(begin)

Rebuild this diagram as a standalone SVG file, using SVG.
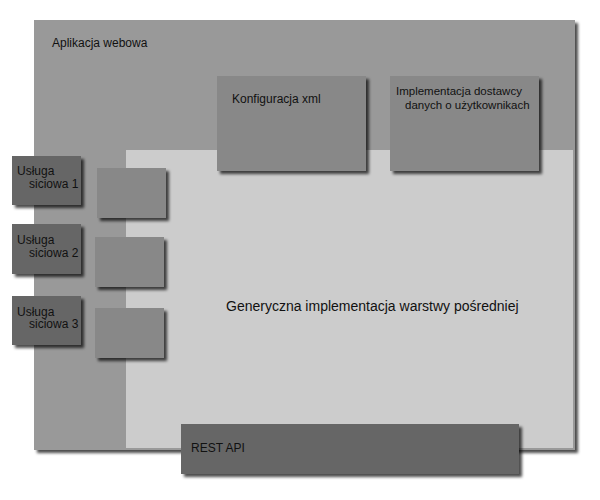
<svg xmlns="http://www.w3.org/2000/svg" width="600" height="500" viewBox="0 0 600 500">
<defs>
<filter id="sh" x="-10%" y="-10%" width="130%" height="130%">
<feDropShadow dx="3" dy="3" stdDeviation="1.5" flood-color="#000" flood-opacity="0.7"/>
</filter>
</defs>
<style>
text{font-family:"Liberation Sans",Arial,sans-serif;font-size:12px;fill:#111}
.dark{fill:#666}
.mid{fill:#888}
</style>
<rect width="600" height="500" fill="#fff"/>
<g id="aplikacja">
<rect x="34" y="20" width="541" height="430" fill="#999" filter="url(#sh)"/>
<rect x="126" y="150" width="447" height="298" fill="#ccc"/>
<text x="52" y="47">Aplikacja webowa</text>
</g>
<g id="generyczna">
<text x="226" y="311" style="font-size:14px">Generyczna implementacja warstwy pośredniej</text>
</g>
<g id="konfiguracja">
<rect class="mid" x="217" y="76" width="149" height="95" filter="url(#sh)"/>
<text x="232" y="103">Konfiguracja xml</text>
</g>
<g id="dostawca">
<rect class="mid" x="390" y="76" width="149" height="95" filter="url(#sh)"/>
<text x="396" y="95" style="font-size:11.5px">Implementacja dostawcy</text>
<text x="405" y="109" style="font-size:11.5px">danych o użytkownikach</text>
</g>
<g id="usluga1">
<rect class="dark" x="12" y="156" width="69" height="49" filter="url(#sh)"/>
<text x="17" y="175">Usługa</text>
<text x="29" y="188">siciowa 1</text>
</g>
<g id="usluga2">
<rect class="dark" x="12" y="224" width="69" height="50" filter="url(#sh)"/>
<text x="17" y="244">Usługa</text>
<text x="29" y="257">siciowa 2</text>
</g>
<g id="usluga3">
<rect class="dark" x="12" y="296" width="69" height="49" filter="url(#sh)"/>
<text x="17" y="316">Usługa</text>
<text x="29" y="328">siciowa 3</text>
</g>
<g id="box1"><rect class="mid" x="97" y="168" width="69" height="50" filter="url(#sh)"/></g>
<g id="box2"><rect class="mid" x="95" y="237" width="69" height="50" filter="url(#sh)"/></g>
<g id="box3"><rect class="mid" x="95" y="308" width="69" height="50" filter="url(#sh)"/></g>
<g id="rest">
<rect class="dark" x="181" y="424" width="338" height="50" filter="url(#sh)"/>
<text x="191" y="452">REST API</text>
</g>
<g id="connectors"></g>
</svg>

(end)

Work required:
Reproduce the listing word for word and omit its pictures.

Result of the exercise:
Rebuild this diagram as a standalone SVG file, using SVG.
<svg xmlns="http://www.w3.org/2000/svg" width="600" height="500" viewBox="0 0 600 500">
<defs>
<filter id="sh" x="-10%" y="-10%" width="130%" height="130%">
<feDropShadow dx="3" dy="3" stdDeviation="1.5" flood-color="#000" flood-opacity="0.7"/>
</filter>
</defs>
<style>
text{font-family:"Liberation Sans",Arial,sans-serif;font-size:12px;fill:#111}
.dark{fill:#666}
.mid{fill:#888}
</style>
<rect width="600" height="500" fill="#fff"/>
<g id="aplikacja">
<rect x="34" y="20" width="541" height="430" fill="#999" filter="url(#sh)"/>
<rect x="126" y="150" width="447" height="298" fill="#ccc"/>
<text x="52" y="47">Aplikacja webowa</text>
</g>
<g id="generyczna">
<text x="226" y="311" style="font-size:14px">Generyczna implementacja warstwy pośredniej</text>
</g>
<g id="konfiguracja">
<rect class="mid" x="217" y="76" width="149" height="95" filter="url(#sh)"/>
<text x="232" y="103">Konfiguracja xml</text>
</g>
<g id="dostawca">
<rect class="mid" x="390" y="76" width="149" height="95" filter="url(#sh)"/>
<text x="396" y="95" style="font-size:11.5px">Implementacja dostawcy</text>
<text x="405" y="109" style="font-size:11.5px">danych o użytkownikach</text>
</g>
<g id="usluga1">
<rect class="dark" x="12" y="156" width="69" height="49" filter="url(#sh)"/>
<text x="17" y="175">Usługa</text>
<text x="29" y="188">siciowa 1</text>
</g>
<g id="usluga2">
<rect class="dark" x="12" y="224" width="69" height="50" filter="url(#sh)"/>
<text x="17" y="244">Usługa</text>
<text x="29" y="257">siciowa 2</text>
</g>
<g id="usluga3">
<rect class="dark" x="12" y="296" width="69" height="49" filter="url(#sh)"/>
<text x="17" y="316">Usługa</text>
<text x="29" y="328">siciowa 3</text>
</g>
<g id="box1"><rect class="mid" x="97" y="168" width="69" height="50" filter="url(#sh)"/></g>
<g id="box2"><rect class="mid" x="95" y="237" width="69" height="50" filter="url(#sh)"/></g>
<g id="box3"><rect class="mid" x="95" y="308" width="69" height="50" filter="url(#sh)"/></g>
<g id="rest">
<rect class="dark" x="181" y="424" width="338" height="50" filter="url(#sh)"/>
<text x="191" y="452">REST API</text>
</g>
<g id="connectors"></g>
</svg>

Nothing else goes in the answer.